Collected data

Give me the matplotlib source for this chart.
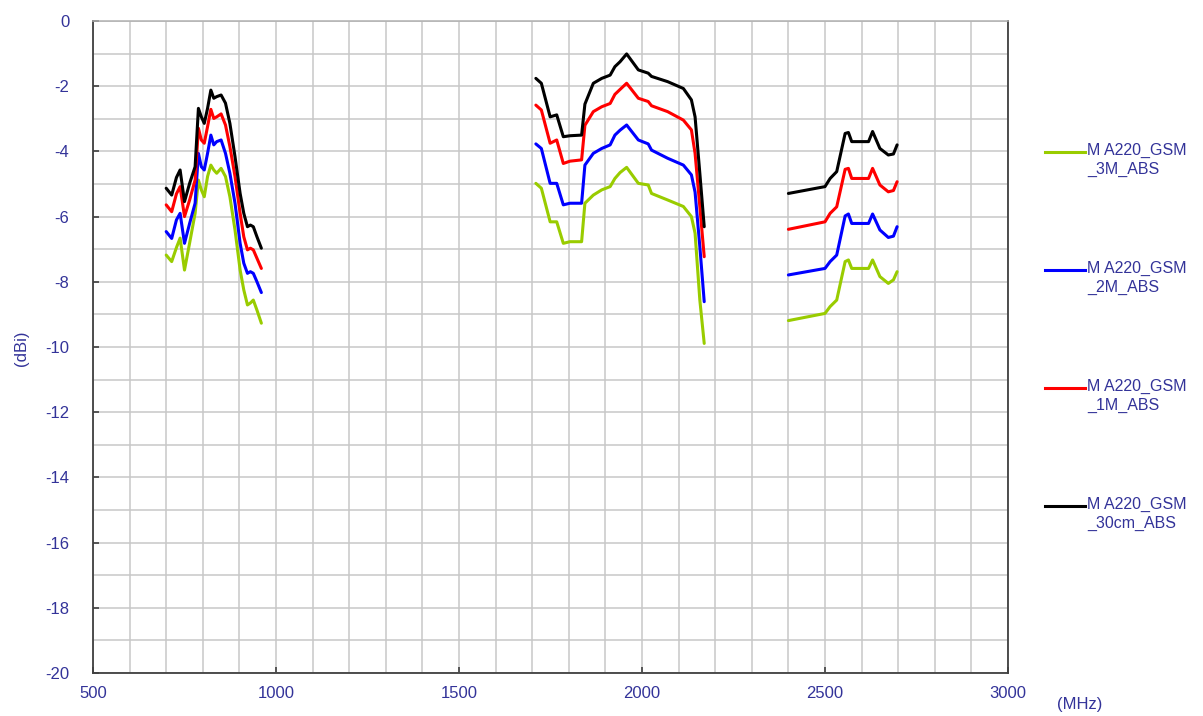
import matplotlib
matplotlib.use("Agg")
import matplotlib.pyplot as plt
from matplotlib.lines import Line2D

plt.rcParams["font.family"] = ["Liberation Sans", "DejaVu Sans"]
plt.rcParams["axes.unicode_minus"] = False

TXT = "#333399"

# --- data (freq in MHz, gain in dBi) ------------------------------------
band1_f = [700, 715, 728, 738, 750, 764, 779, 788, 796, 804, 813, 822, 830,
           838, 850, 862, 874, 888, 902, 912, 922, 930, 938, 948, 960]
band1_3m = [-7.18, -7.38, -6.95, -6.66, -7.64, -6.81, -5.90, -4.88, -5.18, -5.39,
            -4.77, -4.42, -4.57, -4.67, -4.52, -4.77, -5.39, -6.41, -7.64, -8.25,
            -8.71, -8.65, -8.56, -8.87, -9.27]
band1_2m = [-6.46, -6.67, -6.10, -5.90, -6.82, -6.21, -5.59, -4.06, -4.47, -4.57,
            -4.06, -3.50, -3.80, -3.70, -3.65, -4.06, -4.67, -5.59, -6.82, -7.43,
            -7.74, -7.69, -7.74, -8.00, -8.33]
band1_1m = [-5.64, -5.85, -5.30, -5.08, -6.00, -5.49, -4.88, -3.29, -3.65, -3.75,
            -3.24, -2.71, -2.99, -2.94, -2.85, -3.19, -3.85, -4.77, -5.90, -6.62,
            -7.02, -6.97, -7.02, -7.28, -7.59]
band1_30cm = [-5.13, -5.34, -4.80, -4.57, -5.54, -4.98, -4.47, -2.68, -2.94, -3.14,
              -2.68, -2.12, -2.37, -2.32, -2.27, -2.52, -3.14, -4.16, -5.29, -5.90,
              -6.31, -6.26, -6.31, -6.62, -6.97]

band2_f = [1710, 1725, 1749, 1767, 1785, 1803, 1835, 1844, 1867, 1890, 1913, 1926,
           1940, 1958, 1990, 2017, 2026, 2070, 2113, 2135, 2145, 2158, 2170]
band2_3m = [-4.98, -5.13, -6.16, -6.16, -6.82, -6.77, -6.77, -5.59, -5.34, -5.18,
            -5.08, -4.83, -4.65, -4.49, -4.98, -5.03, -5.29, -5.49, -5.69, -6.00,
            -6.51, -8.56, -9.89]
band2_2m = [-3.77, -3.91, -4.98, -4.98, -5.64, -5.59, -5.59, -4.42, -4.06, -3.91,
            -3.80, -3.50, -3.35, -3.19, -3.65, -3.77, -3.96, -4.21, -4.42, -4.72,
            -5.25, -6.92, -8.61]
band2_1m = [-2.58, -2.73, -3.75, -3.65, -4.37, -4.30, -4.26, -3.20, -2.78, -2.63,
            -2.53, -2.25, -2.10, -1.91, -2.37, -2.47, -2.60, -2.78, -3.04, -3.34,
            -4.06, -5.69, -7.23]
band2_30cm = [-1.76, -1.91, -2.94, -2.88, -3.55, -3.52, -3.50, -2.55, -1.91, -1.76,
              -1.66, -1.40, -1.25, -1.01, -1.50, -1.60, -1.70, -1.86, -2.07, -2.42,
              -2.94, -4.67, -6.31]

band3_f = [2400, 2500, 2514, 2532, 2555, 2564, 2573, 2619, 2630, 2650, 2673, 2687, 2697]
band3_3m = [-9.19, -8.97, -8.76, -8.56, -7.38, -7.33, -7.59, -7.59, -7.33, -7.84,
            -8.05, -7.94, -7.69]
band3_2m = [-7.79, -7.59, -7.38, -7.18, -5.98, -5.92, -6.21, -6.21, -5.92, -6.41,
            -6.64, -6.60, -6.31]
band3_1m = [-6.39, -6.16, -5.90, -5.70, -4.55, -4.52, -4.83, -4.83, -4.52, -5.03,
            -5.24, -5.20, -4.93]
band3_30cm = [-5.29, -5.08, -4.83, -4.62, -3.45, -3.42, -3.70, -3.70, -3.39, -3.91,
              -4.11, -4.08, -3.80]

series = [
    ("M A220_GSM\n_3M_ABS", "#99cc00", [band1_3m, band2_3m, band3_3m]),
    ("M A220_GSM\n_2M_ABS", "#0000ff", [band1_2m, band2_2m, band3_2m]),
    ("M A220_GSM\n_1M_ABS", "#ff0000", [band1_1m, band2_1m, band3_1m]),
    ("M A220_GSM\n_30cm_ABS", "#000000", [band1_30cm, band2_30cm, band3_30cm]),
]
bands_f = [band1_f, band2_f, band3_f]

# --- figure --------------------------------------------------------------
W, H = 1203, 716
fig = plt.figure(figsize=(W / 100, H / 100), dpi=100)
ax = fig.add_axes([93 / W, 1 - 673 / H, (1008 - 93) / W, (673 - 21) / H])

ax.set_xlim(500, 3000)
ax.set_ylim(-20, 0)
ax.set_xticks(range(500, 3001, 500))
ax.set_yticks(range(-20, 1, 2))
ax.set_xticks(range(500, 3001, 100), minor=True)
ax.set_yticks(range(-20, 1, 1), minor=True)
ax.grid(True, which="both", color="#c8c8c8", lw=1.1)
ax.set_axisbelow(True)

for name, col, vals in series:
    for f, v in zip(bands_f, vals):
        ax.plot(f, v, color=col, lw=2.2, solid_joinstyle="round",
                solid_capstyle="round")

ax.tick_params(which="major", direction="in", length=4, width=1.2,
               colors="#404040", labelcolor=TXT, labelsize=12)
ax.tick_params(axis="y", pad=17)
ax.tick_params(axis="x", pad=9)
ax.tick_params(which="minor", length=0)
for s in ("left", "bottom", "right"):
    ax.spines[s].set_color("#404040")
    ax.spines[s].set_linewidth(1.3)
ax.spines["top"].set_color("#b0b0b0")
ax.spines["top"].set_linewidth(1.1)

fig.text(22 / W, 1 - 348 / H, "(dBi)", rotation=90, ha="center", va="center",
         color=TXT, fontsize=12)
fig.text(1080 / W, 1 - 705 / H, "(MHz)", ha="center", va="center",
         color=TXT, fontsize=12)

# legend drawn by hand so the key line sits on the first text line
for i, (name, col, _) in enumerate(series):
    yc = 152 + i * 118
    fig.add_artist(Line2D([1045 / W, 1085 / W], [1 - yc / H, 1 - yc / H],
                          color=col, lw=2.2, transform=fig.transFigure))
    fig.text(1087 / W, 1 - (yc - 9) / H, name, ha="left", va="top",
             color=TXT, fontsize=11.5, linespacing=1.3)

fig.savefig("out.png", dpi=100)
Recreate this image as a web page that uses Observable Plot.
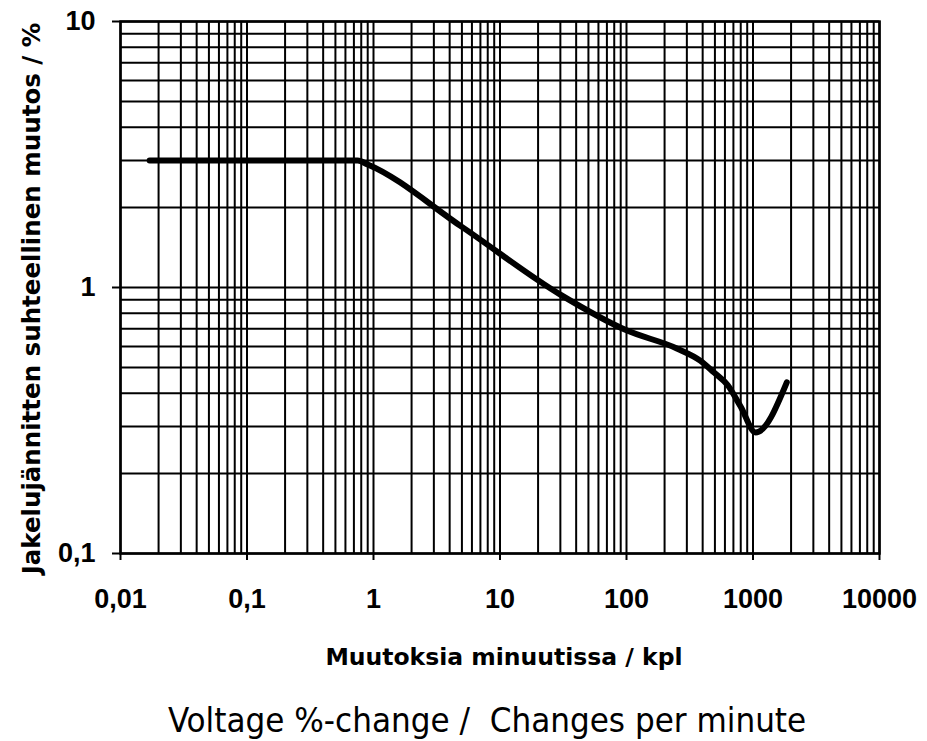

* _WHAT THE EXERCISE ASKS_
Write out each line of the listing above, exactly, from its first line to the line holding "-6.31, -6.26, -6.31, -6.62, -6.97]", inclusive. Skip the pictures.

* _FINISHED ANSWER_
Give me the matplotlib source for this chart.
import matplotlib
matplotlib.use("Agg")
import matplotlib.pyplot as plt
from matplotlib.lines import Line2D

plt.rcParams["font.family"] = ["Liberation Sans", "DejaVu Sans"]
plt.rcParams["axes.unicode_minus"] = False

TXT = "#333399"

# --- data (freq in MHz, gain in dBi) ------------------------------------
band1_f = [700, 715, 728, 738, 750, 764, 779, 788, 796, 804, 813, 822, 830,
           838, 850, 862, 874, 888, 902, 912, 922, 930, 938, 948, 960]
band1_3m = [-7.18, -7.38, -6.95, -6.66, -7.64, -6.81, -5.90, -4.88, -5.18, -5.39,
            -4.77, -4.42, -4.57, -4.67, -4.52, -4.77, -5.39, -6.41, -7.64, -8.25,
            -8.71, -8.65, -8.56, -8.87, -9.27]
band1_2m = [-6.46, -6.67, -6.10, -5.90, -6.82, -6.21, -5.59, -4.06, -4.47, -4.57,
            -4.06, -3.50, -3.80, -3.70, -3.65, -4.06, -4.67, -5.59, -6.82, -7.43,
            -7.74, -7.69, -7.74, -8.00, -8.33]
band1_1m = [-5.64, -5.85, -5.30, -5.08, -6.00, -5.49, -4.88, -3.29, -3.65, -3.75,
            -3.24, -2.71, -2.99, -2.94, -2.85, -3.19, -3.85, -4.77, -5.90, -6.62,
            -7.02, -6.97, -7.02, -7.28, -7.59]
band1_30cm = [-5.13, -5.34, -4.80, -4.57, -5.54, -4.98, -4.47, -2.68, -2.94, -3.14,
              -2.68, -2.12, -2.37, -2.32, -2.27, -2.52, -3.14, -4.16, -5.29, -5.90,
              -6.31, -6.26, -6.31, -6.62, -6.97]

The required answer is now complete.